11- Sidney / Avustralya
Güney Yarımküre’nin en büyük kenti her yıl milyonlarca turisti ağırlıyor. Dünya kültür hayatına yaptığı katkıyla olduğu kadar her türlü endeksten oldukça başarılı sonuçlarla çıkmasıyla da ünlü.
12- Amsterdam / Hollanda
En büyük ulaşım araçlarından birinin bisiklet olduğu şehrin yaşam kalitesi endeksinde kötü sonuç alması beklenemez elbette. Amsterdam’ın havalı semti Noord, peki Avrupa’nın En Havalı Semtleri listesindeki diğer bölgeleri biliyor musunuz?
13- Berlin / Almanya
Almanya’nın en çok ziyaretçi çeken kenti ülkenin en yaşanılası kenti olmayabilir ama şüphesiz dünyanın en renkli ve sürprizli destinasyonlarından biri. Berlin aynı zamanda Türklerin yoğun yaşadığı şehirlerden biri, dolayısıyla kesinlikle Kendinizi Evinizde Hissedeceğiniz Avrupa Şehirlerinden.
14- Bern / İsviçre
Bu cennet köşe de 14. sırada ve yine İsviçre sınırında.
15- Wellington / Yeni Zelanda
Yeni Zelanda’da ilk 20’ye iki şehir sokmayı başarıyor. Wellington muhteşem doğasıyla göz kamaştırıyor.
16- Melbourne / Avustralya
Avustralya’nın en büyük ikinci kenti geçen yıllardaki başarısını sürdüren kentlerden. Su sporları ve eğlence sevenlerin de göz bebeği. Belki ilginç gelebilir ama Melbourne Yurtdışında Türk Yemekleri Bulabileceğiniz Şehirler arasında, zira Avustralya’da yaşayan Türklerin büyük kısmı burada yaşıyor.
17- Toronto / Kanada
İstanbul’a benzetilen şehirler arasında yer alan Toronto, İstanbul’dan daha yaşanılası bir kent olmayı başarmış durumda.
18- Lüksemburg / Lüksemburg
Küçük ülkenin küçük başkenti de listenin gediklilerinden.
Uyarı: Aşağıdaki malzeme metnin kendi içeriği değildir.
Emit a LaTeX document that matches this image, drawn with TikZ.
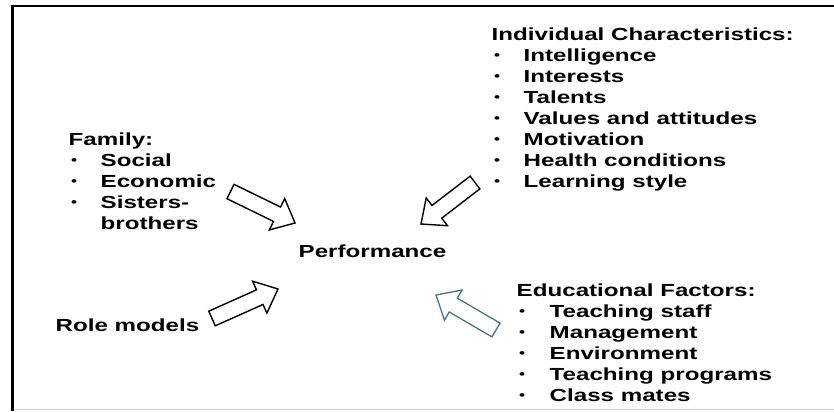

En yaşanabilir şehirler her zaman büyük olacak diye bir kaide yok sonuçta.
19- Ottawa / Kanada
Kanada’nın başkenti ülke çapına yayılan yaşam kalitesini yansıtıyor. Sıralamaya girmesini büyük oranda zengin kültür yatırımları sebebiyle hak ediyor olmalı.
20- Hamburg / Almanya
Almanya’nın dış dünyaya açılan limanı, bu özelliğini büyük bir kültür ve ekonomi mirasına çevirmiş durumda. Almanya’nın en çok ziyaret edilen ikinci şehri olması da buna bağlanabilir.